O próprio Maduro se apressou a condenar, na terça-feira, a morte do estudante de Táchira e assegurou que “na Venezuela está proibida a repressão armada”. Os líderes estudantis invocam seu direito a protestar contra violência que sofre o país e pelos jovens assassinados. A Venezuela é o segundo país mais violento do mundo, depois de Honduras. O Observatório Venezuelano da Violência calcula que no ano passado ocorreram 24.980 homicídios na Venezuela (30 milhões de habitantes), 68 por dia, com uma taxa estimada de 82 assassinatos por 100.000 habitantes.

Enquanto isso, o secretário geral da Organização dos Estados Americanos (OEA), José Miguel Insulza, condenou a violência “venha de onde vier”, informa Silvia Ayuso.
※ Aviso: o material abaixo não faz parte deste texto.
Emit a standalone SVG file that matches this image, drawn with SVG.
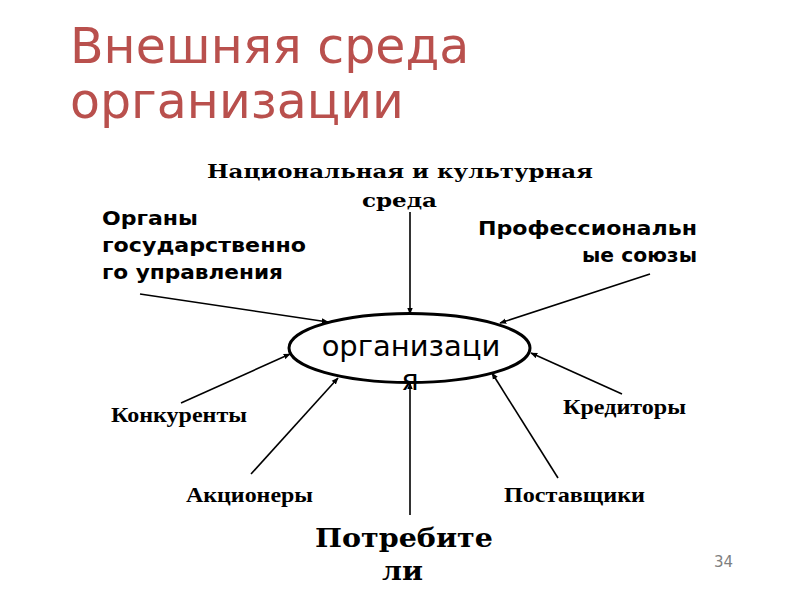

Insulza defendeu a necessidade de um diálogo entre Governo e oposição para acalmar a situação na Venezuela. “Enquanto não forem dados os passos necessários para iniciar um diálogo inclusivo que conduza à reconciliação dos venezuelanos, outros cidadãos inocentes podem ser vítimas dessa violência”, disse através de um comunicado. Insulza, depois das queixas pela falta de resposta internacional, já tinha defendido o fim da “polarização” na Venezuela depois da detenção, na semana passada, do prefeito de Caracas, Antonio Ledezma.

Táchira volta a ser o epicentro dos protestos

O Estado de Táchira, onde se reativaram os protestos estudantis depois do assassinato do estudante Kluvier Roa, é um local maioritariamente opositor ao Governo, inclusive desde que o falecido Hugo Chávez era presidente. Também é uma das zonas mais afetadas pelas medidas restritivas do Executivo de Maduro, que viu minguado seu escasso apoio.

Entre as decisões, encontra-se um chip que controla quanta gasolina podem colocar nos automóveis para evitar o contrabando para Colômbia. Desde que Maduro lançou a ofensiva “guerra econômica”, seus habitantes também sofreram restrições adicionais para comprar todo tipo de produtos e frear seu florescente contrabando para a Colômbia. A divergência de preços e o diferencial cambial fazem do contrabando uma atividade muito lucrativa nesta região.

O mal-estar que fez com que os manifestantes tomassem as ruas há um ano só tem aumentado e o assassinato do estudante Kluvier Roa impulsionou seus habitantes de novo a armar barricadas e a enfrentar a polícia e a guarda nacional até altas horas da noite da terça-feira. A cidade amanheceu suja e com forte presença dos corpos de segurança, que começaram a retirar escombros e lixo. Na localidade de San Cristóbal e no Estado, foram decretados três dias de luto pela morte do jovem.

Longe ficam as declarações do ano passado do governador José Gregorio Vielma, contra quem se dirigia o protesto que acabou com a morte de Roa. “Se ocorre um só disparo contra manifestantes, ponho à disposição meu cargo de governador”, assegurou Vielma poucos dias após começarem os protestos contra o Governo na cidade de San Cristóbal. Dois meses depois, na capital tachirense haviam ocorrido mortes e dezenas de feridos, e a cidade encontrava-se praticamente paralisada por barricadas em várias zonas. Os gochos, como se chamam aos venezuelanos desta zona do país, perto da fronteira com a Colômbia, enfrentavam com morteiros e coquetéis molotov os corpos de segurança do Estado.

O prefeito da cidade, Daniel Ceballos, militante do partido opositor Voluntad Popular, foi detido e encontra-se no cárcere de Ramo Verde, junto a Leopoldo López.